--- begin ---
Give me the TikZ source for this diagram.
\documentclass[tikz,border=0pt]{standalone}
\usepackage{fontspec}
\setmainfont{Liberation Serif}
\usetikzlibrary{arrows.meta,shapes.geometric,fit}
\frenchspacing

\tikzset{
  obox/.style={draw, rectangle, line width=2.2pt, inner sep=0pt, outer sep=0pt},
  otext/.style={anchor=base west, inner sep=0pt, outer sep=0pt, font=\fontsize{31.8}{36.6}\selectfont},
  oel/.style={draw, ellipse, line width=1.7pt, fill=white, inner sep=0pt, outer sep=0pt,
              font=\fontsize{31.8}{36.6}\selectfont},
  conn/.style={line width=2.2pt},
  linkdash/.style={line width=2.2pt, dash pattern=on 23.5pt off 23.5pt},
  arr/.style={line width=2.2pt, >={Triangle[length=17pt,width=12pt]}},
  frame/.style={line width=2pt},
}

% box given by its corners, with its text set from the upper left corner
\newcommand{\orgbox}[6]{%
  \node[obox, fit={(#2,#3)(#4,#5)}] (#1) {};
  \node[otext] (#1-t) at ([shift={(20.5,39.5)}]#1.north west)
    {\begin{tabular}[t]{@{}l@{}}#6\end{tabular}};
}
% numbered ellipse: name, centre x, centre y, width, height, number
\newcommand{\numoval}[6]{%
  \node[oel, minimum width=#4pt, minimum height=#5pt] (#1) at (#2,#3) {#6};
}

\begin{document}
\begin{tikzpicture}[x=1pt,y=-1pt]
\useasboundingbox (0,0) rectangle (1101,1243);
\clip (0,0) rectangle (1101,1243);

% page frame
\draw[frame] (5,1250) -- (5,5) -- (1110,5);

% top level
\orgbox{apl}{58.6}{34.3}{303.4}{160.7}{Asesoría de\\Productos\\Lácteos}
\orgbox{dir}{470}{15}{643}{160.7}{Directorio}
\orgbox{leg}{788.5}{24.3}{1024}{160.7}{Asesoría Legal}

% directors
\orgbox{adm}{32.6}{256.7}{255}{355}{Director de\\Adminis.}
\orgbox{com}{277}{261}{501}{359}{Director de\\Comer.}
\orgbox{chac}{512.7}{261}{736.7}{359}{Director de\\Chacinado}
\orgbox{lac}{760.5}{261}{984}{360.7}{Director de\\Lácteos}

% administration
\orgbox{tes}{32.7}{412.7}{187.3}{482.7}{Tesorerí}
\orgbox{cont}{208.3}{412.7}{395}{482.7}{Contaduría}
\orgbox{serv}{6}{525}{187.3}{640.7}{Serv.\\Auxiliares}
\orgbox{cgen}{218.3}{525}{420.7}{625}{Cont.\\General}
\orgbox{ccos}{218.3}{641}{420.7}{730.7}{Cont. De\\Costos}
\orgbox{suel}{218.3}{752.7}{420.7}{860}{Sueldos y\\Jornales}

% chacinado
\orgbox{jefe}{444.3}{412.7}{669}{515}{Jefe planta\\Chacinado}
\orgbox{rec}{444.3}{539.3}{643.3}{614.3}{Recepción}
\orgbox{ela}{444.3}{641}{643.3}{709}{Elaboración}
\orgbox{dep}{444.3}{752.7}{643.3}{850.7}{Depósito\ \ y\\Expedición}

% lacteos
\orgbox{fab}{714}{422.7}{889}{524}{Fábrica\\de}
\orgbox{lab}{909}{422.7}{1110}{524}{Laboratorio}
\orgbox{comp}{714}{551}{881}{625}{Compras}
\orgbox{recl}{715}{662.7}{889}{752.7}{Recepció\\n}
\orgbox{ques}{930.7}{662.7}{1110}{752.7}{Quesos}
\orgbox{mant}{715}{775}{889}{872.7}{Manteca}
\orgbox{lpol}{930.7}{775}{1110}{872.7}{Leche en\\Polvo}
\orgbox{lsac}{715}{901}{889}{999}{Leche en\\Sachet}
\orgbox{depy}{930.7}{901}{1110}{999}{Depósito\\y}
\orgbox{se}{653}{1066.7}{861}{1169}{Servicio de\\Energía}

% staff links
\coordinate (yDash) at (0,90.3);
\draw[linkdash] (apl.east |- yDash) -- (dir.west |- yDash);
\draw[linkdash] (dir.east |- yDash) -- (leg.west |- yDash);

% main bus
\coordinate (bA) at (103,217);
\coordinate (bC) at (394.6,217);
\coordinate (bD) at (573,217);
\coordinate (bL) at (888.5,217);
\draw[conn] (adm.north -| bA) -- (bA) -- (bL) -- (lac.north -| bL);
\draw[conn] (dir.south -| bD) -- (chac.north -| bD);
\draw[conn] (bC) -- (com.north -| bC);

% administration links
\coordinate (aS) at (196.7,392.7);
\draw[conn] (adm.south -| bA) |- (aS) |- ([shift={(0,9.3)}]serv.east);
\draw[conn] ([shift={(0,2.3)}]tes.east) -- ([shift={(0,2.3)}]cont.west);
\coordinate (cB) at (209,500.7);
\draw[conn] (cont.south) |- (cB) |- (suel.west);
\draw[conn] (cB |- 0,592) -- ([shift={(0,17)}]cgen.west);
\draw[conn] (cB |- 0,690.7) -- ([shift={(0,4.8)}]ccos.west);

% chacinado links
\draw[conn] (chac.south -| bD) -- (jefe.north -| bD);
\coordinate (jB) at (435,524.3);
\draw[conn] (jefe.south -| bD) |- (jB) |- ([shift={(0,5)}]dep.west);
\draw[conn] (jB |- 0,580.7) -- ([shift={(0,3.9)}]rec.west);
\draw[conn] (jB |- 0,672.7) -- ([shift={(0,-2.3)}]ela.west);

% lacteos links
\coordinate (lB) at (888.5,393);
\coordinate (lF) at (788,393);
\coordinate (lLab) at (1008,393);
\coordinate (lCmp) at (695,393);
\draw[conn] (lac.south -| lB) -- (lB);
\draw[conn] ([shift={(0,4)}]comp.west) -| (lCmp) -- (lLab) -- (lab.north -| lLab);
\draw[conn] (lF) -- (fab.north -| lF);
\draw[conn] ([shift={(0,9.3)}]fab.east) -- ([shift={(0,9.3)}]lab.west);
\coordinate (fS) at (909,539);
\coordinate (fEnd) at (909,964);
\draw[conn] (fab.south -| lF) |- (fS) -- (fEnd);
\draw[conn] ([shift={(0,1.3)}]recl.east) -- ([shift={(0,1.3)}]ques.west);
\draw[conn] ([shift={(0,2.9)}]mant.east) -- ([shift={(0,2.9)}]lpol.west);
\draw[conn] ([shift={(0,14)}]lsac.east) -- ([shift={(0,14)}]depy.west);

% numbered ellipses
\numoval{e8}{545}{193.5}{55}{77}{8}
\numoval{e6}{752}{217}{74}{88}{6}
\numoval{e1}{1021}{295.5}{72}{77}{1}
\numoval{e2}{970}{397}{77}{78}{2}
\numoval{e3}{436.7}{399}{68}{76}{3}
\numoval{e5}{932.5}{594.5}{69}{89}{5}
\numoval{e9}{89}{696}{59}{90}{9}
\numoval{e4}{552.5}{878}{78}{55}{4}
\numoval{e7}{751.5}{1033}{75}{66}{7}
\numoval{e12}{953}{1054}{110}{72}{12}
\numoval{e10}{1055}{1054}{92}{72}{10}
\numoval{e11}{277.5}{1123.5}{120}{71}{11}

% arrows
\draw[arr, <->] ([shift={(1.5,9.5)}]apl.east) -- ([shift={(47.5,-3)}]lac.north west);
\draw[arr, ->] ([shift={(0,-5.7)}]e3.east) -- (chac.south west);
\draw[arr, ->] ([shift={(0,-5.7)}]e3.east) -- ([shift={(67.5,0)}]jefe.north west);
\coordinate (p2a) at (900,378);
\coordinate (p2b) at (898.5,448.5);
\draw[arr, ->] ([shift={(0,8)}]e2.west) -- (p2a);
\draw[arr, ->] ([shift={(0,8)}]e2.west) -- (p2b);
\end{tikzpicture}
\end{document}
--- end ---
PROMPT:
Set down the listing above in full, please, exactly as it appears.

PROBLEM SOLUTION:
Give me the TikZ source for this diagram.
\documentclass[tikz,border=0pt]{standalone}
\usepackage{fontspec}
\setmainfont{Liberation Serif}
\usetikzlibrary{arrows.meta,shapes.geometric,fit}
\frenchspacing

\tikzset{
  obox/.style={draw, rectangle, line width=2.2pt, inner sep=0pt, outer sep=0pt},
  otext/.style={anchor=base west, inner sep=0pt, outer sep=0pt, font=\fontsize{31.8}{36.6}\selectfont},
  oel/.style={draw, ellipse, line width=1.7pt, fill=white, inner sep=0pt, outer sep=0pt,
              font=\fontsize{31.8}{36.6}\selectfont},
  conn/.style={line width=2.2pt},
  linkdash/.style={line width=2.2pt, dash pattern=on 23.5pt off 23.5pt},
  arr/.style={line width=2.2pt, >={Triangle[length=17pt,width=12pt]}},
  frame/.style={line width=2pt},
}

% box given by its corners, with its text set from the upper left corner
\newcommand{\orgbox}[6]{%
  \node[obox, fit={(#2,#3)(#4,#5)}] (#1) {};
  \node[otext] (#1-t) at ([shift={(20.5,39.5)}]#1.north west)
    {\begin{tabular}[t]{@{}l@{}}#6\end{tabular}};
}
% numbered ellipse: name, centre x, centre y, width, height, number
\newcommand{\numoval}[6]{%
  \node[oel, minimum width=#4pt, minimum height=#5pt] (#1) at (#2,#3) {#6};
}

\begin{document}
\begin{tikzpicture}[x=1pt,y=-1pt]
\useasboundingbox (0,0) rectangle (1101,1243);
\clip (0,0) rectangle (1101,1243);

% page frame
\draw[frame] (5,1250) -- (5,5) -- (1110,5);

% top level
\orgbox{apl}{58.6}{34.3}{303.4}{160.7}{Asesoría de\\Productos\\Lácteos}
\orgbox{dir}{470}{15}{643}{160.7}{Directorio}
\orgbox{leg}{788.5}{24.3}{1024}{160.7}{Asesoría Legal}

% directors
\orgbox{adm}{32.6}{256.7}{255}{355}{Director de\\Adminis.}
\orgbox{com}{277}{261}{501}{359}{Director de\\Comer.}
\orgbox{chac}{512.7}{261}{736.7}{359}{Director de\\Chacinado}
\orgbox{lac}{760.5}{261}{984}{360.7}{Director de\\Lácteos}

% administration
\orgbox{tes}{32.7}{412.7}{187.3}{482.7}{Tesorerí}
\orgbox{cont}{208.3}{412.7}{395}{482.7}{Contaduría}
\orgbox{serv}{6}{525}{187.3}{640.7}{Serv.\\Auxiliares}
\orgbox{cgen}{218.3}{525}{420.7}{625}{Cont.\\General}
\orgbox{ccos}{218.3}{641}{420.7}{730.7}{Cont. De\\Costos}
\orgbox{suel}{218.3}{752.7}{420.7}{860}{Sueldos y\\Jornales}

% chacinado
\orgbox{jefe}{444.3}{412.7}{669}{515}{Jefe planta\\Chacinado}
\orgbox{rec}{444.3}{539.3}{643.3}{614.3}{Recepción}
\orgbox{ela}{444.3}{641}{643.3}{709}{Elaboración}
\orgbox{dep}{444.3}{752.7}{643.3}{850.7}{Depósito\ \ y\\Expedición}

% lacteos
\orgbox{fab}{714}{422.7}{889}{524}{Fábrica\\de}
\orgbox{lab}{909}{422.7}{1110}{524}{Laboratorio}
\orgbox{comp}{714}{551}{881}{625}{Compras}
\orgbox{recl}{715}{662.7}{889}{752.7}{Recepció\\n}
\orgbox{ques}{930.7}{662.7}{1110}{752.7}{Quesos}
\orgbox{mant}{715}{775}{889}{872.7}{Manteca}
\orgbox{lpol}{930.7}{775}{1110}{872.7}{Leche en\\Polvo}
\orgbox{lsac}{715}{901}{889}{999}{Leche en\\Sachet}
\orgbox{depy}{930.7}{901}{1110}{999}{Depósito\\y}
\orgbox{se}{653}{1066.7}{861}{1169}{Servicio de\\Energía}

% staff links
\coordinate (yDash) at (0,90.3);
\draw[linkdash] (apl.east |- yDash) -- (dir.west |- yDash);
\draw[linkdash] (dir.east |- yDash) -- (leg.west |- yDash);

% main bus
\coordinate (bA) at (103,217);
\coordinate (bC) at (394.6,217);
\coordinate (bD) at (573,217);
\coordinate (bL) at (888.5,217);
\draw[conn] (adm.north -| bA) -- (bA) -- (bL) -- (lac.north -| bL);
\draw[conn] (dir.south -| bD) -- (chac.north -| bD);
\draw[conn] (bC) -- (com.north -| bC);

% administration links
\coordinate (aS) at (196.7,392.7);
\draw[conn] (adm.south -| bA) |- (aS) |- ([shift={(0,9.3)}]serv.east);
\draw[conn] ([shift={(0,2.3)}]tes.east) -- ([shift={(0,2.3)}]cont.west);
\coordinate (cB) at (209,500.7);
\draw[conn] (cont.south) |- (cB) |- (suel.west);
\draw[conn] (cB |- 0,592) -- ([shift={(0,17)}]cgen.west);
\draw[conn] (cB |- 0,690.7) -- ([shift={(0,4.8)}]ccos.west);

% chacinado links
\draw[conn] (chac.south -| bD) -- (jefe.north -| bD);
\coordinate (jB) at (435,524.3);
\draw[conn] (jefe.south -| bD) |- (jB) |- ([shift={(0,5)}]dep.west);
\draw[conn] (jB |- 0,580.7) -- ([shift={(0,3.9)}]rec.west);
\draw[conn] (jB |- 0,672.7) -- ([shift={(0,-2.3)}]ela.west);

% lacteos links
\coordinate (lB) at (888.5,393);
\coordinate (lF) at (788,393);
\coordinate (lLab) at (1008,393);
\coordinate (lCmp) at (695,393);
\draw[conn] (lac.south -| lB) -- (lB);
\draw[conn] ([shift={(0,4)}]comp.west) -| (lCmp) -- (lLab) -- (lab.north -| lLab);
\draw[conn] (lF) -- (fab.north -| lF);
\draw[conn] ([shift={(0,9.3)}]fab.east) -- ([shift={(0,9.3)}]lab.west);
\coordinate (fS) at (909,539);
\coordinate (fEnd) at (909,964);
\draw[conn] (fab.south -| lF) |- (fS) -- (fEnd);
\draw[conn] ([shift={(0,1.3)}]recl.east) -- ([shift={(0,1.3)}]ques.west);
\draw[conn] ([shift={(0,2.9)}]mant.east) -- ([shift={(0,2.9)}]lpol.west);
\draw[conn] ([shift={(0,14)}]lsac.east) -- ([shift={(0,14)}]depy.west);

% numbered ellipses
\numoval{e8}{545}{193.5}{55}{77}{8}
\numoval{e6}{752}{217}{74}{88}{6}
\numoval{e1}{1021}{295.5}{72}{77}{1}
\numoval{e2}{970}{397}{77}{78}{2}
\numoval{e3}{436.7}{399}{68}{76}{3}
\numoval{e5}{932.5}{594.5}{69}{89}{5}
\numoval{e9}{89}{696}{59}{90}{9}
\numoval{e4}{552.5}{878}{78}{55}{4}
\numoval{e7}{751.5}{1033}{75}{66}{7}
\numoval{e12}{953}{1054}{110}{72}{12}
\numoval{e10}{1055}{1054}{92}{72}{10}
\numoval{e11}{277.5}{1123.5}{120}{71}{11}

% arrows
\draw[arr, <->] ([shift={(1.5,9.5)}]apl.east) -- ([shift={(47.5,-3)}]lac.north west);
\draw[arr, ->] ([shift={(0,-5.7)}]e3.east) -- (chac.south west);
\draw[arr, ->] ([shift={(0,-5.7)}]e3.east) -- ([shift={(67.5,0)}]jefe.north west);
\coordinate (p2a) at (900,378);
\coordinate (p2b) at (898.5,448.5);
\draw[arr, ->] ([shift={(0,8)}]e2.west) -- (p2a);
\draw[arr, ->] ([shift={(0,8)}]e2.west) -- (p2b);
\end{tikzpicture}
\end{document}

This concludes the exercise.